Jim Dale, a meteorologist for British Weather Services, also told The Sun a "perfect recipe" of warm North Sea waters and a La Nina cooling of the Pacific after a placid autumn will be behind the unsettled weather.

Mr Dale told the outlet: "We are expecting one more major storm this month which will set the trend for coming months.

"We expect five to six storms to hit through the winter period which could be severe enough to warrant naming."

Maps from WXCharts show that after Boxing Day, conditions will begin to worsen in the UK, with midnight December 27 seeing up to 3mm of rain an hour striking the southwest.

By 6pm, charts predict that the rain will soak much of Ireland, along with the west coast of Wales and Cornwall.

However, in the northwest of England, up to 1cm of snow will fall an hour, with more falling overnight.

By midnight December 28, up to 2cm of snow an hour is expected to have fallen across much of the northwest and south of Scotland, as well as in Southampton and Cardiff.
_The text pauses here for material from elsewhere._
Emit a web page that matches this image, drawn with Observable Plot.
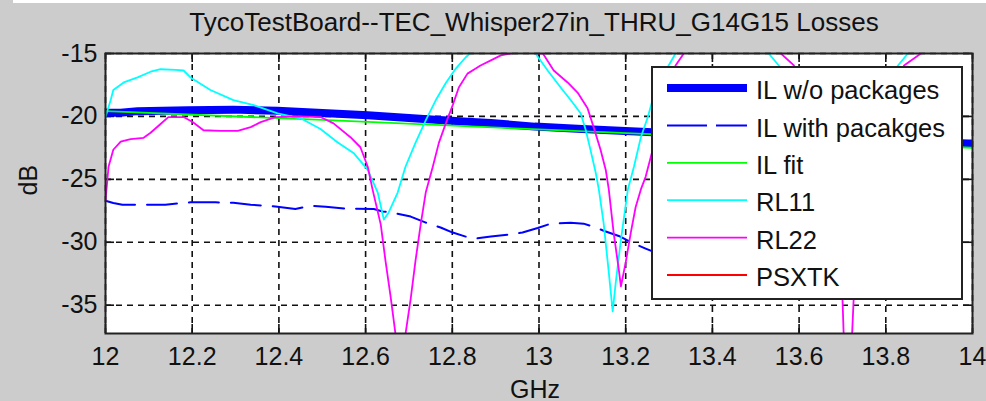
<!DOCTYPE html>
<html><head><meta charset="utf-8">
<script src="https://cdn.jsdelivr.net/npm/d3@7"></script>
<script src="https://cdn.jsdelivr.net/npm/@observablehq/plot@0.6"></script>
<style>
html,body{margin:0;padding:0;background:#cccccc;}
#wrap{position:relative;width:986px;height:401px;overflow:hidden;background:#cccccc;}
#strip{position:absolute;left:13px;top:0;width:973px;height:3px;background:#ffffff;}
</style></head>
<body><div id="wrap"><div id="chart"></div><div id="strip"></div></div>
<script>
const fontFamily = 'Arial, "Liberation Sans", Helvetica, sans-serif';
const titleText = "TycoTestBoard--TEC_Whisper27in_THRU_G14G15 Losses";
const xLabel = "GHz";
const yLabel = "dB";
const xTicks = [12, 12.2, 12.4, 12.6, 12.8, 13, 13.2, 13.4, 13.6, 13.8, 14];
const xTickLabels = ["12", "12.2", "12.4", "12.6", "12.8", "13", "13.2", "13.4", "13.6", "13.8", "14"];
const yTicks = [-15, -20, -25, -30, -35];
const yTickLabels = ["-15", "-20", "-25", "-30", "-35"];
const xDomain = [12, 14];
const yDomain = [-37.25, -15];

const seriesNames = ["IL w/o packages", "IL with pacakges", "IL fit", "RL11", "RL22", "PSXTK"];
const seriesColors = ["#0000ff", "#0000ff", "#00ff00", "#00ffff", "#ff00ff", "#ff0000"];

// IL w/o packages
const ilNoPkgFreq = [12.0, 12.035, 12.074, 12.19, 12.295, 12.397, 12.489, 12.605, 12.674, 12.743, 12.835, 12.889, 12.99, 13.10, 13.212, 13.262, 13.5, 13.75, 13.99, 14.0];
const ilNoPkgDb   = [-19.70, -19.70, -19.58, -19.50, -19.46, -19.55, -19.70, -19.90, -20.06, -20.22, -20.42, -20.53, -20.81, -21.00, -21.17, -21.25, -21.55, -21.85, -22.15, -22.15];

// IL with pacakges
const ilPkgFreq = [12.000, 12.018, 12.039, 12.076, 12.138, 12.173, 12.196, 12.254, 12.295, 12.335, 12.392, 12.438, 12.473, 12.508, 12.554, 12.619, 12.639, 12.662, 12.704, 12.739, 12.773, 12.801, 12.831, 12.854, 12.889, 12.93, 12.962, 12.997, 13.027, 13.073, 13.103, 13.131, 13.154, 13.184, 13.219, 13.246, 13.262, 13.4, 13.6, 13.8, 13.99, 14.0];
const ilPkgDb   = [-26.70, -26.88, -27.02, -27.02, -27.02, -26.88, -26.83, -26.83, -26.86, -27.02, -27.15, -27.36, -27.10, -27.17, -27.33, -27.36, -27.55, -27.65, -27.96, -28.44, -28.83, -29.23, -29.55, -29.70, -29.55, -29.39, -29.23, -28.87, -28.52, -28.44, -28.52, -28.83, -29.15, -29.50, -30.10, -30.50, -30.73, -31.0, -30.8, -30.4, -30.1, -30.1];

// IL fit
const ilFitFreq = [12.0, 12.5, 13.0, 13.5, 14.0];
const ilFitDb   = [-19.58, -20.28, -21.03, -21.76, -22.49];

// RL11
const rl11Freq = [12.000, 12.012, 12.018, 12.042, 12.074, 12.104, 12.127, 12.162, 12.180, 12.196, 12.242, 12.295, 12.342, 12.397, 12.450, 12.496, 12.535, 12.572, 12.605, 12.628, 12.642, 12.653, 12.674, 12.692, 12.715, 12.739, 12.762, 12.785, 12.808, 12.831, 12.854, 12.90, 12.94, 12.97, 12.992, 13.020, 13.050, 13.073, 13.096, 13.108, 13.119, 13.131, 13.138, 13.149, 13.161, 13.170, 13.177, 13.189, 13.205, 13.219, 13.235, 13.251, 13.262, 13.299, 13.315, 13.40, 13.48, 13.530, 13.553, 13.62, 13.69, 13.76, 13.828, 13.851, 13.92, 14.0];
const rl11Db   = [-20.05, -18.7, -17.9, -17.3, -16.9, -16.45, -16.25, -16.3, -16.35, -16.9, -17.9, -18.7, -19.1, -19.75, -20.15, -21.0, -22.05, -22.9, -24.25, -26.05, -28.2, -27.65, -26.05, -24.0, -22.1, -20.3, -18.7, -17.35, -16.2, -15.3, -14.6, -13.6, -13.4, -14.2, -15.0, -16.35, -17.7, -18.7, -19.75, -21.1, -22.7, -24.5, -25.8, -28.45, -32.4, -35.5, -33.2, -29.8, -25.8, -24.0, -21.65, -20.05, -18.7, -15.95, -15.0, -13.4, -13.8, -15.0, -15.95, -21.0, -27.0, -21.0, -15.95, -15.0, -13.8, -13.5];

// RL22
const rl22Freq = [12.000, 12.007, 12.018, 12.035, 12.058, 12.088, 12.104, 12.127, 12.145, 12.180, 12.201, 12.226, 12.265, 12.305, 12.335, 12.358, 12.392, 12.450, 12.496, 12.526, 12.565, 12.588, 12.605, 12.616, 12.635, 12.646, 12.658, 12.669, 12.678, 12.692, 12.704, 12.715, 12.727, 12.739, 12.755, 12.769, 12.785, 12.801, 12.815, 12.835, 12.854, 12.865, 12.889, 12.912, 12.95, 13.009, 13.034, 13.066, 13.089, 13.112, 13.126, 13.142, 13.154, 13.161, 13.172, 13.184, 13.189, 13.200, 13.212, 13.223, 13.235, 13.246, 13.258, 13.315, 13.334, 13.40, 13.50, 13.558, 13.588, 13.64, 13.68, 13.700, 13.703, 13.712, 13.722, 13.726, 13.77, 13.81, 13.842, 13.881, 13.94, 14.0];
const rl22Db   = [-26.7, -24.0, -22.65, -22.0, -21.8, -21.7, -21.3, -20.6, -20.05, -20.05, -20.45, -21.1, -21.15, -21.15, -20.85, -20.45, -20.05, -20.0, -20.05, -20.55, -21.65, -22.45, -24.0, -25.8, -28.6, -31.5, -34.4, -37.3, -39.5, -37.3, -34.5, -31.5, -28.6, -26.0, -24.0, -22.1, -20.55, -19.1, -17.7, -16.6, -16.2, -15.95, -15.55, -15.15, -14.9, -15.0, -16.35, -17.3, -18.1, -19.35, -20.85, -22.65, -24.25, -25.8, -29.2, -32.15, -33.5, -31.6, -29.2, -27.2, -25.8, -24.8, -23.2, -15.95, -15.0, -13.8, -14.0, -15.0, -15.95, -22.0, -29.0, -34.4, -37.5, -40.0, -37.5, -34.4, -26.0, -19.0, -15.95, -15.0, -14.0, -13.6];

// PSXTK (below the visible range)
const psxtkFreq = [12.0, 12.5, 13.0, 13.5, 14.0];
const psxtkDb   = [-47, -46, -45, -46, -44];

const toRows = (fs, vs) => fs.map((f, i) => ({f, v: vs[i]}));

const series = [
  {rows: toRows(ilNoPkgFreq, ilNoPkgDb), width: 8, dash: null, legendDash: null},
  {rows: toRows(ilPkgFreq, ilPkgDb), width: 2, dash: "30,12", legendDash: "40,9"},
  {rows: toRows(ilFitFreq, ilFitDb), width: 1.8, dash: null, legendDash: null},
  {rows: toRows(rl11Freq, rl11Db), width: 1.8, dash: null, legendDash: null},
  {rows: toRows(rl22Freq, rl22Db), width: 1.8, dash: null, legendDash: null},
  {rows: toRows(psxtkFreq, psxtkDb), width: 1.8, dash: null, legendDash: null}
];

const W = 986, H = 401;
const mT = 53, mB = 68, mL = 105, mR = 14;
const frameH = H - mT - mB, frameW = W - mL - mR;
const tickLen = 9;
const gridStyle = {stroke: "#111", strokeWidth: 1.6, strokeDasharray: "6,5"};
const tickStyle = {stroke: "#111", strokeWidth: 1.6};
const fs = 25;
const txt = {fontSize: fs, fill: "#111", lineAnchor: "middle"};

const lineMarks = series.map((s, i) => Plot.line(s.rows, {
  x: "f", y: "v", stroke: seriesColors[i], strokeWidth: s.width,
  strokeDasharray: s.dash, clip: true, curve: "linear"
}));

const plot = Plot.plot({
  width: W, height: H,
  marginTop: mT, marginBottom: mB, marginLeft: mL, marginRight: mR,
  x: {domain: xDomain, axis: null},
  y: {domain: yDomain, axis: null},
  style: {background: "transparent", fontFamily, fontSize: fs + "px", overflow: "visible"},
  marks: [
    Plot.frame({fill: "white", stroke: null}),
    Plot.ruleX(xTicks, {x: d => d, ...gridStyle}),
    Plot.ruleY(yTicks, {y: d => d, ...gridStyle}),
    Plot.tickX(xTicks, {x: d => d, insetTop: frameH - tickLen, ...tickStyle}),
    Plot.tickX(xTicks, {x: d => d, insetBottom: frameH - tickLen, ...tickStyle}),
    Plot.tickY(yTicks, {y: d => d, insetRight: frameW - tickLen, ...tickStyle}),
    Plot.tickY(yTicks, {y: d => d, insetLeft: frameW - tickLen, ...tickStyle}),
    ...lineMarks,
    Plot.frame({stroke: "#222", strokeWidth: 2}),
    Plot.text(xTicks, {x: d => d, frameAnchor: "bottom", dy: 23, text: (d, i) => xTickLabels[i], ...txt}),
    Plot.text(yTicks, {y: d => d, frameAnchor: "left", dx: -8, textAnchor: "end", text: (d, i) => yTickLabels[i], ...txt}),
    Plot.text([titleText], {frameAnchor: "top", dy: -31, dx: -5, ...txt, fontSize: 26}),
    Plot.text([xLabel], {frameAnchor: "bottom", dy: 56, dx: -4, ...txt}),
    Plot.text([yLabel], {frameAnchor: "left", dx: -77, dy: 2, rotate: -90, ...txt})
  ]
});

document.getElementById("chart").appendChild(plot);

// Legend box inside the axes (upper right)
const svg = d3.select(plot);
const lg = svg.append("g").attr("font-family", fontFamily).attr("font-size", 25.5).attr("text-anchor", "start");
const box = {x: 652, y: 67, w: 310, h: 232};
lg.append("rect").attr("x", box.x).attr("y", box.y).attr("width", box.w).attr("height", box.h)
  .attr("fill", "white").attr("stroke", "#222").attr("stroke-width", 2);
const rowY0 = 88, rowStep = 37.4;
seriesNames.forEach((name, i) => {
  const y = rowY0 + i * rowStep;
  lg.append("line").attr("x1", 667).attr("x2", 747).attr("y1", y).attr("y2", y)
    .attr("stroke", seriesColors[i]).attr("stroke-width", series[i].width)
    .attr("stroke-dasharray", series[i].legendDash);
  lg.append("text").attr("x", 756).attr("y", y + 2).attr("dy", "0.36em")
    .attr("text-anchor", "start").attr("fill", "#111").text(name);
});
</script>
</body></html>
Despite predictions for a snowy end to the year, forecasters have poured cold water on hopes of a White Christmas.

The Met Office’s long-range forecasts have also damped hopes for snow on Christmas Day.

"Heading into the Christmas period, settled conditions are likely," it said.

"Temperatures perhaps close to or slightly above average for this time of year, however, some colder interludes may bring a risk of frost at times.

"The last week of December and into early January is looking to remain settled, with an increasing chance of frost and fog during clearer spells for Christmas and towards New Year."